Japan Jan services activity growth at three-month high - PMI

A woman works at a coffee shop in Tokyo

TOKYO (Reuters) - Japan's services sector activity grew at its fastest pace in three months in January, but worsening inflation and employment trends point to challenges ahead, a business survey showed, as policymakers bet on the country's economic reopening to lift demand.

Friday's final au Jibun Bank Japan Services purchasing managers' index (PMI) rose in January to a seasonally adjusted 52.3 from December's 51.1, marking the fastest pace since October.

The final figure was slightly lower than the flash reading of 52.4, but stayed above the 50-mark that separates expansion from contraction for a fifth straight month.

"The start of 2023 saw a continuation of the recent positive news in the Japanese service sector as the economy continues to recover from the pandemic," said Andrew Harker, economics director at the pollster S&P Global Market Intelligence.

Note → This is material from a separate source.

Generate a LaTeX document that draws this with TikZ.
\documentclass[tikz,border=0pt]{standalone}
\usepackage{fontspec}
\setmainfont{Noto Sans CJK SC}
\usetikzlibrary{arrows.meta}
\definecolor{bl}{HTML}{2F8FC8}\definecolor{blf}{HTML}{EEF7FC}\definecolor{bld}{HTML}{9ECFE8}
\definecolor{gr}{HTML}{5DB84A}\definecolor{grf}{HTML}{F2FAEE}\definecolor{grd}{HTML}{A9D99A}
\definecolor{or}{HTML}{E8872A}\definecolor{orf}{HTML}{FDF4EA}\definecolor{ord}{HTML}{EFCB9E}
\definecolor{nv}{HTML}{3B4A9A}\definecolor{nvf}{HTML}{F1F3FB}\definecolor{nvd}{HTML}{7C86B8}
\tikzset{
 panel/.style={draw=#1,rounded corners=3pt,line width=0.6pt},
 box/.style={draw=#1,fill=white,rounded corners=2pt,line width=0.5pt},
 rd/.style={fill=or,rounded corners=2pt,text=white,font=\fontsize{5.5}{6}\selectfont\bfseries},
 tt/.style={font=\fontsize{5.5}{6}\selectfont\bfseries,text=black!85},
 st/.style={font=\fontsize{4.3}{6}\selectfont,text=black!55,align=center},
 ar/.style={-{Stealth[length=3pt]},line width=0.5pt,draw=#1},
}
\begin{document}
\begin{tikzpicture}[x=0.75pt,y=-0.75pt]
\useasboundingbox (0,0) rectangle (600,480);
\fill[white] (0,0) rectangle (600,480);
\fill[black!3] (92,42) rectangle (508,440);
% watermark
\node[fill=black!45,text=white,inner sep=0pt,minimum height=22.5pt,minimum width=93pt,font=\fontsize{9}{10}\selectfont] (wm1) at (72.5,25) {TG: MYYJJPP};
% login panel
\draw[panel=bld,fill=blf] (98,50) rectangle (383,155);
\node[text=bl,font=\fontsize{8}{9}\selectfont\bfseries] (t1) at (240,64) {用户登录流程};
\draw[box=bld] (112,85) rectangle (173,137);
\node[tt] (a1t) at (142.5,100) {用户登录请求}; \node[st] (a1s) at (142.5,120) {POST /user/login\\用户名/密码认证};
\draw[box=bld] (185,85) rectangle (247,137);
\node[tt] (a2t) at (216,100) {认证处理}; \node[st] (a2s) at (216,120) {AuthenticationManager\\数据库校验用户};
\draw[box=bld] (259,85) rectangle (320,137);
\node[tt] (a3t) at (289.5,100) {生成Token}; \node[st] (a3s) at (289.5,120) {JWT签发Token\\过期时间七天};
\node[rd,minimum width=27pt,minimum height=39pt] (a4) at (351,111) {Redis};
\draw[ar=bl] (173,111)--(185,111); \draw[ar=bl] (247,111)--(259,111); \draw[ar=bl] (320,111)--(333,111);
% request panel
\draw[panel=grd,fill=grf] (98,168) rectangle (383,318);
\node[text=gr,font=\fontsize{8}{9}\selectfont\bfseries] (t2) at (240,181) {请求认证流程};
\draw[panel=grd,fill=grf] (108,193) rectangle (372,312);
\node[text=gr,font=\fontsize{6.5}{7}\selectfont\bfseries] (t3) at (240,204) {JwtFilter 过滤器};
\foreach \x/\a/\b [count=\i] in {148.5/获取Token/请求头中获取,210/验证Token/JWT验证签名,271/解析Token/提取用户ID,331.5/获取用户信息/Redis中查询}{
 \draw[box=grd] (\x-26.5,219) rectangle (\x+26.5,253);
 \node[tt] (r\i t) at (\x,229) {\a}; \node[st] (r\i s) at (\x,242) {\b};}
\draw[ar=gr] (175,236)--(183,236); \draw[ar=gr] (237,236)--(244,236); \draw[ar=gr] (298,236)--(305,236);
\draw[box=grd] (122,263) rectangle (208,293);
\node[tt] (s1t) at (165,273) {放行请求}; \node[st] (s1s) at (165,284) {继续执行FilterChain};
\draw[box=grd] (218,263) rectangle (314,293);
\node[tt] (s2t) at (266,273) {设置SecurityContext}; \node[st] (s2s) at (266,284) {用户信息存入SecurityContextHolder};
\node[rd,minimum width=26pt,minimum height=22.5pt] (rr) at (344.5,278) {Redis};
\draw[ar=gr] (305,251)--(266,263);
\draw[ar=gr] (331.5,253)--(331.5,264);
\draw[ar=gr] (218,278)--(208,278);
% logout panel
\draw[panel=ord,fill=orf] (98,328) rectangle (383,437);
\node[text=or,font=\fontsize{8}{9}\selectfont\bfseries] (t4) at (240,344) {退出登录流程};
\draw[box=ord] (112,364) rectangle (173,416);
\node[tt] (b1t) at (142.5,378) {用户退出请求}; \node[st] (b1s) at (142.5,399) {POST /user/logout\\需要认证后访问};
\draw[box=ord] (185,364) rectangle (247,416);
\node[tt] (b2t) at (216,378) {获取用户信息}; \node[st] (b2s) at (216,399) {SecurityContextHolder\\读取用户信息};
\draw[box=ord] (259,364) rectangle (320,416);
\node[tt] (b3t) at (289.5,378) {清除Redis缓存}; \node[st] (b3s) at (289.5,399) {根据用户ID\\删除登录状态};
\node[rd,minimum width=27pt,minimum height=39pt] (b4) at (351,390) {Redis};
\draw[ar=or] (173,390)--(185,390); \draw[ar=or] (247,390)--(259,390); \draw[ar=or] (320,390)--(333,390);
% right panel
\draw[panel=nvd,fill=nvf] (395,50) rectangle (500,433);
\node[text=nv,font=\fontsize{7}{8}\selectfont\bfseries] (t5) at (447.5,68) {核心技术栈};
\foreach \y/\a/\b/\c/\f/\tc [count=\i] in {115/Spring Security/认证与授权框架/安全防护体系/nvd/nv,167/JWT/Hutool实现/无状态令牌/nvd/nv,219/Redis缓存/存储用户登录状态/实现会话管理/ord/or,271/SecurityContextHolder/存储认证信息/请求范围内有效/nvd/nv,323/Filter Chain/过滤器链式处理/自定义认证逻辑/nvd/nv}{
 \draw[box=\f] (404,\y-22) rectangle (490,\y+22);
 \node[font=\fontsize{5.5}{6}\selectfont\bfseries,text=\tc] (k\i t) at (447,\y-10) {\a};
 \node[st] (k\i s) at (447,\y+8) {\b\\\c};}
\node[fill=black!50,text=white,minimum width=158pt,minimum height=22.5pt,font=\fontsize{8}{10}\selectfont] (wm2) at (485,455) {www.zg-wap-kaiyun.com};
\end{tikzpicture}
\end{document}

The subindexes for new orders and demand from overseas customers showed growth for a fifth month, thanks to Japan's relaxation of border controls, which boosted monthly visitors to the country above one million in December for the first time since February 2020. The pace of overseas demand, however, eased off slightly last month.

Service-sector firms were also cheered by the National Travel Discount Programme, a government-funded campaign that subsidies domestic trip expenses, Harker said.

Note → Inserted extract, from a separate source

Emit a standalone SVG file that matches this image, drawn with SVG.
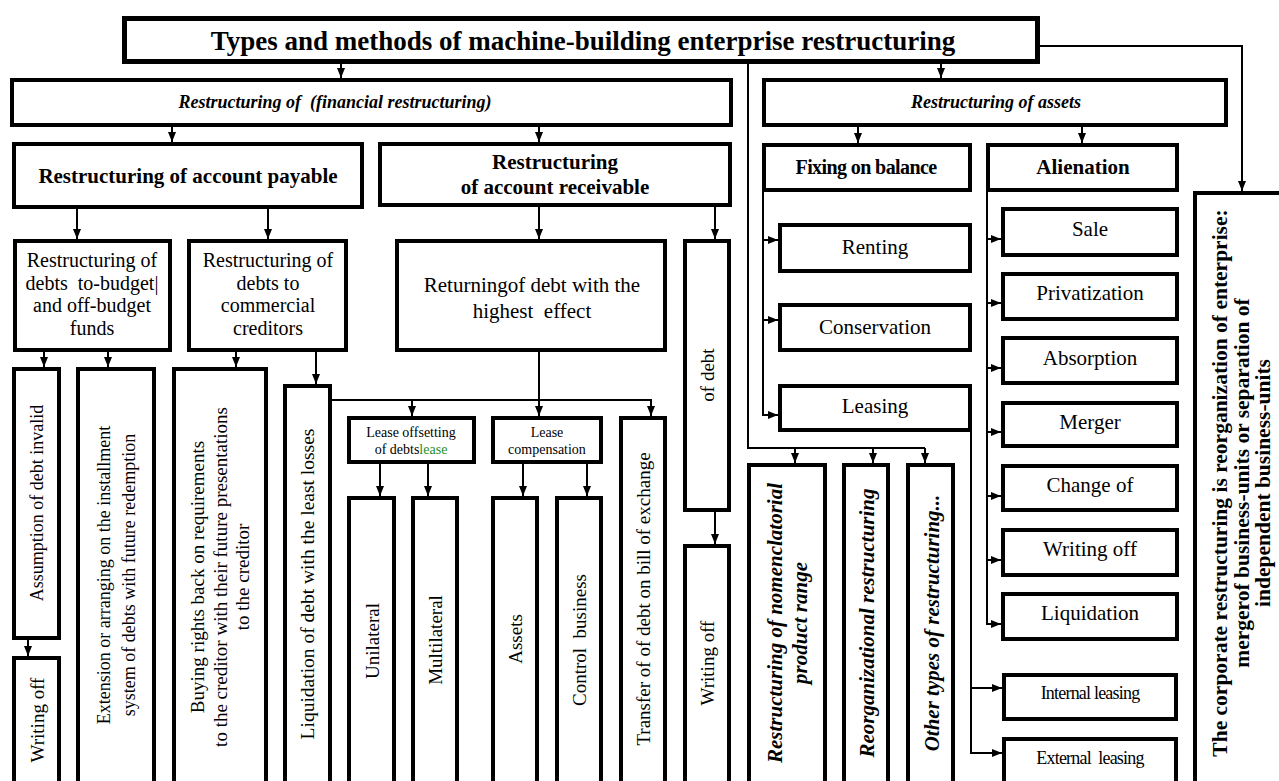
<svg xmlns="http://www.w3.org/2000/svg" width="1279" height="781" viewBox="0 0 1279 781">
<style>
text{font-family:'Liberation Serif','Times New Roman',serif;fill:#000}
.n{fill:#fff;stroke:#000;stroke-width:4}
.t{fill:#fff;stroke:#000;stroke-width:5}
.c{fill:none;stroke:#000;stroke-width:2}
.a{marker-end:url(#ah)}
.m{text-anchor:middle}
.v{text-anchor:middle;dominant-baseline:central}
.b{font-weight:bold}
.i{font-style:italic}
.g{fill:#1f8f1f}
</style>
<defs>
<marker id="ah" markerUnits="userSpaceOnUse" markerWidth="10" markerHeight="8" refX="10" refY="4" orient="auto"><path d="M0,0 L10,4 L0,8 z" fill="#000"/></marker>
</defs>
<rect width="1279" height="781" fill="#fff"/>
<g id="connectors">
<path class="c a" d="M341,64 V78"/>
<path class="c a" d="M941,64 V78"/>
<path class="c a" d="M1040,46 H1242 V191"/>
<path class="c" d="M748,64 V448 H925"/>
<path class="c a" d="M795,448 V463"/>
<path class="c a" d="M873,448 V463"/>
<path class="c a" d="M925,448 V463"/>
<path class="c a" d="M172,127 V142"/>
<path class="c a" d="M539,127 V142"/>
<path class="c a" d="M858,127 V143"/>
<path class="c a" d="M1082,127 V143"/>
<path class="c a" d="M77,209 V239"/>
<path class="c a" d="M268,209 V239"/>
<path class="c a" d="M44,352 V367"/>
<path class="c a" d="M108,352 V367"/>
<path class="c a" d="M236,352 V367"/>
<path class="c a" d="M316,352 V384"/>
<path class="c a" d="M28,640 V656"/>
<path class="c a" d="M332,400 H651 V416"/>
<path class="c a" d="M412,400 V416"/>
<path class="c a" d="M539,352 V416"/>
<path class="c a" d="M380,464 V496"/>
<path class="c a" d="M428,464 V496"/>
<path class="c a" d="M523,464 V496"/>
<path class="c a" d="M587,464 V496"/>
<path class="c a" d="M539,207 V239"/>
<path class="c a" d="M715,207 V239"/>
<path class="c a" d="M715,512 V544"/>
<path class="c a" d="M763,192 V415 H778"/>
<path class="c a" d="M763,240 H778"/>
<path class="c a" d="M763,320 H778"/>
<path class="c a" d="M987,192 V624 H1001"/>
<path class="c a" d="M987,239 H1001"/>
<path class="c a" d="M987,303 H1001"/>
<path class="c a" d="M987,368 H1001"/>
<path class="c a" d="M987,432 H1001"/>
<path class="c a" d="M987,496 H1001"/>
<path class="c a" d="M987,560 H1001"/>
<path class="c a" d="M971,432 V753 H1002"/>
<path class="c a" d="M971,688 H1002"/>
</g>
<g id="n-title"><rect class="t" x="124.5" y="18.5" width="913" height="43"/><text class="m b" x="583" y="50" font-size="27">Types and methods of machine-building enterprise restructuring</text></g>
<g id="n-financial"><rect class="n" x="12" y="80" width="719" height="45"/><text class="m b i" x="335" y="108" font-size="18" xml:space="preserve">Restructuring of  (financial restructuring)</text></g>
<g id="n-assets"><rect class="n" x="764" y="80" width="462" height="45"/><text class="m b i" x="996" y="108" font-size="18">Restructuring of assets</text></g>
<g id="n-payable"><rect class="n" x="14" y="144" width="348" height="63"/><text class="m b" x="188" y="183" font-size="21">Restructuring of account payable</text></g>
<g id="n-receivable"><rect class="n" x="380" y="144" width="350" height="61"/><text class="m b" font-size="21"><tspan x="555" y="169">Restructuring</tspan><tspan x="555" y="194">of account receivable</tspan></text></g>
<g id="n-fixing"><rect class="n" x="764" y="145" width="206" height="45"/><text class="m b" x="866" y="174" font-size="20" letter-spacing="-0.6">Fixing on balance</text></g>
<g id="n-alienation"><rect class="n" x="988" y="145" width="189" height="45"/><text class="m b" x="1083" y="174" font-size="21">Alienation</text></g>
<g id="n-budget"><rect class="n" x="15" y="241" width="155" height="109"/><text class="m" font-size="20" xml:space="preserve"><tspan x="92" y="267">Restructuring of</tspan><tspan x="92" y="290">debts  to-budget|</tspan><tspan x="92" y="312">and off-budget</tspan><tspan x="92" y="335">funds</tspan></text></g>
<g id="n-commercial"><rect class="n" x="189" y="241" width="157" height="109"/><text class="m" font-size="20"><tspan x="268" y="267">Restructuring of</tspan><tspan x="268" y="290">debts to</tspan><tspan x="268" y="312">commercial</tspan><tspan x="268" y="335">creditors</tspan></text></g>
<g id="n-returning"><rect class="n" x="397" y="241" width="268" height="109"/><text class="m" font-size="21" xml:space="preserve"><tspan x="532" y="292">Returningof debt with the</tspan><tspan x="532" y="318">highest  effect</tspan></text></g>
<g id="n-ofdebt"><rect class="n" x="685" y="241" width="44" height="269"/><text class="v" transform="translate(707,375) rotate(-90)" font-size="19">of debt</text></g>
<g id="n-assumption"><rect class="n" x="14" y="369" width="45" height="269"/><text class="v" transform="translate(37,503) rotate(-90)" font-size="18">Assumption of debt invalid</text></g>
<g id="n-writeoff1"><rect class="n" x="14" y="658" width="45" height="140"/><text class="v" transform="translate(37,720) rotate(-90)" font-size="19">Writing off</text></g>
<g id="n-extension"><rect class="n" x="78" y="369" width="76" height="430"/><text class="v" transform="translate(116,575) rotate(-90)" font-size="18"><tspan x="0" y="-12.5">Extension or arranging on the installment</tspan><tspan x="0" y="12.5">system of debts with future redemption</tspan></text></g>
<g id="n-buying"><rect class="n" x="174" y="369" width="92" height="430"/><text class="v" transform="translate(220,577) rotate(-90)" font-size="19"><tspan x="0" y="-23">Buying rights back on requirements</tspan><tspan x="0" y="0">to the creditor with their future presentations</tspan><tspan x="0" y="22">to the creditor</tspan></text></g>
<g id="n-liquidation1"><rect class="n" x="285" y="386" width="45" height="410"/><text class="v" transform="translate(307,584) rotate(-90)" font-size="19.5">Liquidation of debt with the least losses</text></g>
<g id="n-leaseoff"><rect class="n" x="349" y="418" width="125" height="44"/><text class="m" font-size="14"><tspan x="411" y="437">Lease offsetting</tspan><tspan x="411" y="454">of debts<tspan class="g">lease</tspan></tspan></text></g>
<g id="n-leasecomp"><rect class="n" x="493" y="418" width="108" height="44"/><text class="m" font-size="14"><tspan x="547" y="437">Lease</tspan><tspan x="547" y="454">compensation</tspan></text></g>
<g id="n-transfer"><rect class="n" x="621" y="418" width="44" height="380"/><text class="v" transform="translate(643,599) rotate(-90)" font-size="19">Transfer of of debt on bill of exchange</text></g>
<g id="n-unilateral"><rect class="n" x="349" y="498" width="45" height="300"/><text class="v" transform="translate(372,641) rotate(-90)" font-size="19">Unilateral</text></g>
<g id="n-multilateral"><rect class="n" x="413" y="498" width="44" height="300"/><text class="v" transform="translate(435,640) rotate(-90)" font-size="19">Multilateral</text></g>
<g id="n-assets2"><rect class="n" x="493" y="498" width="44" height="300"/><text class="v" transform="translate(515,639) rotate(-90)" font-size="19">Assets</text></g>
<g id="n-control"><rect class="n" x="557" y="498" width="44" height="300"/><text class="v" transform="translate(579,640) rotate(-90)" font-size="19" xml:space="preserve">Control  business</text></g>
<g id="n-writeoff2"><rect class="n" x="685" y="546" width="44" height="250"/><text class="v" transform="translate(707,663) rotate(-90)" font-size="19">Writing off</text></g>
<g id="n-nomenclatorial"><rect class="n" x="749" y="465" width="76" height="330"/><text class="v b i" transform="translate(787,623) rotate(-90)" font-size="21"><tspan x="0" y="-12.5">Restructuring of nomenclatorial</tspan><tspan x="0" y="12.5">product range</tspan></text></g>
<g id="n-reorg"><rect class="n" x="844" y="465" width="44" height="330"/><text class="v b i" transform="translate(867,623) rotate(-90)" font-size="21">Reorganizational restructuring</text></g>
<g id="n-other"><rect class="n" x="908" y="465" width="45" height="330"/><text class="v b i" transform="translate(932,623) rotate(-90)" font-size="21">Other types of restructuring...</text></g>
<g id="n-renting"><rect class="n" x="780" y="225" width="190" height="46"/><text class="m" x="875" y="254" font-size="21">Renting</text></g>
<g id="n-conservation"><rect class="n" x="780" y="305" width="190" height="45"/><text class="m" x="875" y="334" font-size="21">Conservation</text></g>
<g id="n-leasing"><rect class="n" x="780" y="386" width="190" height="44"/><text class="m" x="875" y="413" font-size="21">Leasing</text></g>
<g id="n-sale"><rect class="n" x="1003" y="209" width="174" height="46"/><text class="m" x="1090" y="236" font-size="21">Sale</text></g>
<g id="n-privatization"><rect class="n" x="1003" y="274" width="174" height="45"/><text class="m" x="1090" y="300" font-size="21">Privatization</text></g>
<g id="n-absorption"><rect class="n" x="1003" y="338" width="174" height="45"/><text class="m" x="1090" y="365" font-size="21">Absorption</text></g>
<g id="n-merger"><rect class="n" x="1003" y="403" width="174" height="43"/><text class="m" x="1090" y="429" font-size="21">Merger</text></g>
<g id="n-change"><rect class="n" x="1003" y="466" width="174" height="44"/><text class="m" x="1090" y="492" font-size="21">Change of</text></g>
<g id="n-writeoff3"><rect class="n" x="1003" y="530" width="174" height="45"/><text class="m" x="1090" y="556" font-size="21">Writing off</text></g>
<g id="n-liquidation2"><rect class="n" x="1003" y="594" width="174" height="45"/><text class="m" x="1090" y="620" font-size="21">Liquidation</text></g>
<g id="n-internal"><rect class="n" x="1004" y="675" width="172" height="44"/><text class="m" x="1090" y="699" font-size="18" letter-spacing="-0.8">Internal leasing</text></g>
<g id="n-external"><rect class="n" x="1004" y="739" width="172" height="60"/><text class="m" x="1090" y="764" font-size="18" letter-spacing="-0.8" xml:space="preserve">External  leasing</text></g>
<g id="n-corporate"><rect class="n" x="1195" y="193" width="100" height="600"/><text class="v b" transform="translate(1242,483) rotate(-90)" font-size="21.5"><tspan x="0" y="-22">The corporate restructuring is reorganization of enterprise:</tspan><tspan x="0" y="0">mergerof business-units or separation of</tspan><tspan x="0" y="21">independent business-units</tspan></text></g>
</svg>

On the flip side, the rate of input price inflation rose to a three-month high, while output price growth slowed from the previous month to a five-month low.

The contrasting price trends, which signals service companies' deteriorating profitability, bodes ill for the economy as firms and labour unions enter into annual pay negotiations, where higher wage hikes are seen as an important driver in underpinning Japan's post-pandemic growth.

In the service-sector survey, the subindex for employment posted the first contraction in 12 months as retirements outgrew the new recruits.

"These developments, and the limit they may place on growth, meant that companies were slightly less bullish about the outlook than they have been recently," said Harker.

The data also showed the composite PMI, which combines the manufacturing and services figures, rose to 50.7 in January from the previous month's 49.7, moving above the break-even 50 mark for the first time in three months.